Price: The Nam Hai is pricey – it’s the most luxurious place to stay in the whole of Vietnam, and direct rates start around HK$11,000 a night for a 2 bed pool villa like in the photos (hotel villas are around HK$5000 a night), but if you have a concierge company as good as mine through Coutt’s (or through Vertu for that matter) then you’re likely get a decent discount or upgrade.

I think it’s a great place to stay. Really tip top, very private, utterly relaxing with fantastic facilities, food and service.

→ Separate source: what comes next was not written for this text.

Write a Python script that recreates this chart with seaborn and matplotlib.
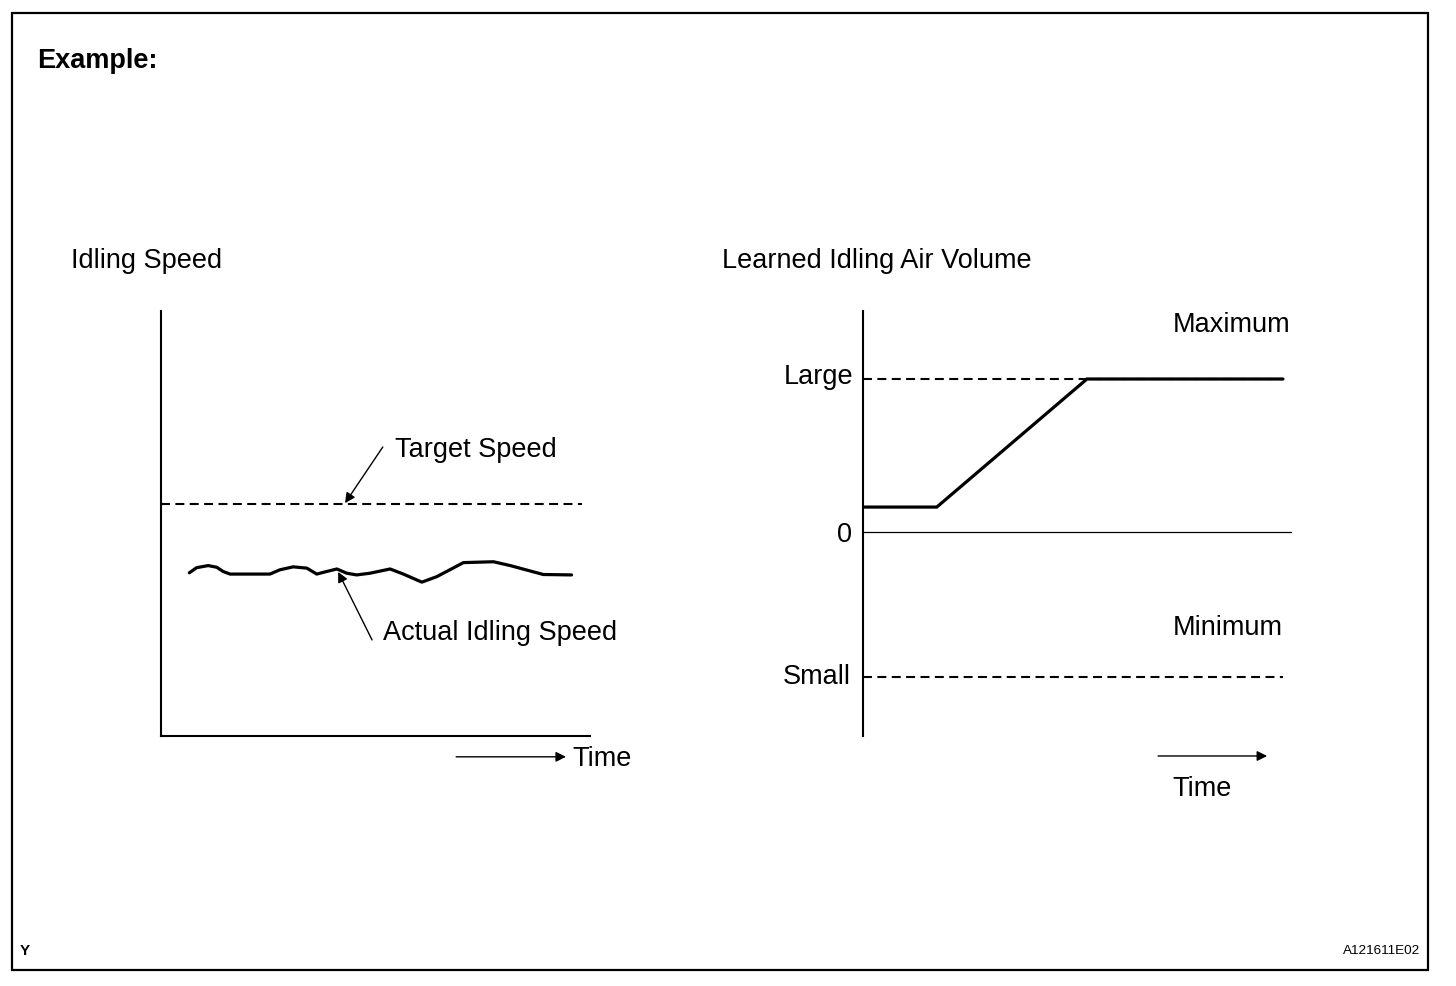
import matplotlib
matplotlib.use("Agg")
import matplotlib.pyplot as plt
from matplotlib.patches import Rectangle
import seaborn as sns

# left panel: idling speed (time 0-100, speed 0-100)
target_speed = 54.5
target_time = [0.0, 98.1]
actual_time = [6.6, 8.3, 11.0, 13.0, 14.5, 16.1, 25.4, 27.7, 30.8, 34.0, 36.3, 38.6, 41.0,
               43.3, 45.6, 48.7, 53.4, 56.5, 60.8, 64.3, 70.5, 77.5, 81.4, 89.1, 95.7]
actual_speed = [38.4, 39.6, 40.1, 39.7, 38.7, 38.1, 38.1, 39.1, 39.8, 39.5, 38.1, 38.7, 39.3,
                38.3, 37.9, 38.3, 39.3, 38.1, 36.2, 37.5, 40.8, 41.0, 40.1, 38.0, 37.9]

# right panel: learned idling air volume (0 = no learning, 1 = Large, -0.95 = Small)
level_large = 1.0
level_small = -0.95
limit_time = [0.0, 97.9]
learned_time = [0.0, 17.2, 52.2, 97.9]
learned_volume = [0.163, 0.163, 1.0, 1.0]

W, H = 1456, 986
FS = 19.5
DASH = (0, (4.3, 2.6))

sns.set_style("white")
plt.rcParams["font.family"] = ["Liberation Sans", "DejaVu Sans"]
plt.rcParams["text.color"] = "black"

fig = plt.figure(figsize=(W / 100, H / 100), dpi=100)
fig.patches.append(Rectangle((12 / W, 1 - 970 / H), 1416 / W, 957 / H,
                             transform=fig.transFigure, fill=False, lw=1.6, color="black"))

fig.text(37 / W, 1 - 61.5 / H, "Example:", fontsize=FS, fontweight="bold", va="center")
fig.text(71 / W, 1 - 260.5 / H, "Idling Speed", fontsize=FS, va="center")
fig.text(722 / W, 1 - 260.5 / H, "Learned Idling Air Volume", fontsize=FS, va="center")
fig.text(20 / W, 1 - 951 / H, "Y", fontsize=11, fontweight="bold", va="center")
fig.text(1420 / W, 1 - 951 / H, "A121611E02", fontsize=9.7, ha="right", va="center")

ax1 = fig.add_axes([161 / W, 1 - 736 / H, 429 / W, 425 / H])
ax2 = fig.add_axes([863 / W, 1 - 736 / H, 429 / W, 425 / H])
for ax in (ax1, ax2):
    ax.set_facecolor("none")
    ax.set_xticks([])
    ax.set_yticks([])
    ax.set_xlim(0, 100)
    for s in ("top", "right"):
        ax.spines[s].set_visible(False)
    for s in ("left", "bottom"):
        ax.spines[s].set_color("black")
        ax.spines[s].set_linewidth(1.5)

# left panel
ax1.set_ylim(0, 100)
sns.lineplot(x=target_time, y=[target_speed] * 2, ax=ax1, color="black", lw=1.5, linestyle=DASH)
sns.lineplot(x=actual_time, y=actual_speed, ax=ax1, color="black", lw=2.3,
             solid_joinstyle="round", solid_capstyle="round")
arrow = dict(arrowstyle="-|>", color="black", lw=1.0, mutation_scale=15, shrinkA=0, shrinkB=0)
ax1.annotate("", xy=(42.9, 54.8), xytext=(51.7, 68.0), arrowprops=arrow)
ax1.text(54.5, 67.4, "Target Speed", fontsize=FS, va="center")
ax1.annotate("", xy=(41.3, 38.6), xytext=(49.2, 22.6), arrowprops=arrow)
ax1.text(51.7, 24.3, "Actual Idling Speed", fontsize=FS, va="center")
ax1.annotate("", xy=(94.4, -4.9), xytext=(68.8, -4.9), arrowprops=arrow, annotation_clip=False)
ax1.text(95.8, -5.5, "Time", fontsize=FS, va="center", clip_on=False)

# right panel
ax2.set_ylim(-204 / 153, 221 / 153)
ax2.spines["bottom"].set_visible(False)
ax2.axhline(0, color="black", lw=0.9)
sns.lineplot(x=limit_time, y=[level_large] * 2, ax=ax2, color="black", lw=1.5, linestyle=DASH)
sns.lineplot(x=limit_time, y=[level_small] * 2, ax=ax2, color="black", lw=1.5, linestyle=DASH)
sns.lineplot(x=learned_time, y=learned_volume, ax=ax2, color="black", lw=2.3,
             solid_joinstyle="miter")
ax2.text(-2.3, level_large + 0.01, "Large", fontsize=FS, ha="right", va="center")
ax2.text(-2.5, -0.02, "0", fontsize=FS, ha="right", va="center")
ax2.text(-2.8, level_small + 0.005, "Small", fontsize=FS, ha="right", va="center")
ax2.text(72.3, 1.35, "Maximum", fontsize=FS, va="center")
ax2.text(72.3, -0.63, "Minimum", fontsize=FS, va="center")
ax2.annotate("", xy=(94.2, -1.464), xytext=(68.8, -1.464), arrowprops=arrow, annotation_clip=False)
ax2.text(72.0, -1.683, "Time", fontsize=FS, va="center", clip_on=False)

fig.savefig("out.png", dpi=100)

Location: Hamlet 1, Dien Duong Village, Dien Ban District, Quang Nam Province, Tel: (84-510) 3 940 000

The Eugenia, Bangkok – lovely boutique hotel

Review:

I first stayed in The Eugenia when it had just opened, and it really was a lovely experience. It’s a refurbed colonial era house, oooooozes charm and character, and is very chilled and sophisticated. We love this kind of “colonial safari lodge” style décor, animal skins on the floor, stuffed wildlife on antique tables, old cameras converted into lamps, natural linen and leather furniture (and great cocktails).

The Eugenia, Bangkok

Here is the skinny:

If you are arriving late at night at BKK airport, resist the temptation to be met by their vintage Jaguar S-Type.  The back seat is just big enough for 2 with hand and man bags.  If you travel light as we do then our cabin-sized luggage just about fitted in the boot.  The car is oooold, so it is slooooooow, and it struggles getting up hills, so when all you want to do is get to your hotel and then hit the town, it’s quite frustrating to be dribbling along in a car with rubbish suspension, (I’m sure under other circumstances it’s really romantic…).

Rooms: We usually stay in one of the two rooms that open on to the little terrace on the 1st floor – think they are the Sawadee or Eugienia Suites. Eugenia is a good deal bigger than the other.  The bed linen is some of my favourite in the world.  It’s really heavy french linen, and the mattresses are some of the deepest you will come across.  The toiletries are homemade with lovely essential oils – lemongrass, citronella etc, just yummy.

Service: In-room breakfast.  Yes, yes, yes!  A hotel that’s got it right.  I hate having to go down for my breakfast, so always end up spending a fortune on room service – I like to have a cup of tea and eat my yoghurt in my bathrobe.  The Eugenia will bring you breakfast whenever you want it, so civilised. Very helpful staff, good concierge skills, English skills very greatly between staff so sometimes need to find the right person.

Facilities: lovely bar – The Zheng He Lounge, stunning (decor at least) restaurant D.B Bradley Dining Room – I was meant to eat there for my birthday last year, but was staying in a different hotel in a stupid part of town, where it would take me 2hours to get to the Eugenia – grrrrr), decent sized pool, garage full of cars that will take you about.

Location: 267, Soi Sukhumvit 31, North Klongtan, Bangkok. Tel: +662 259 9011.  The hotel is a 5-10min walk to the Skytrain (Asoke) or metro (Petchaburi), but the hotel has it’s own tuk-tuk so they will happily buzz you down there if it’s too hot or rainy. Close to Soi Nana, lots of good shops and little eateries, pretty quiet little road even though the hotel is right on it.

Price: we think good value for the surroundings, service and facilities – we usually pay around HK$1300 through our concierge (Coutts Worldcard).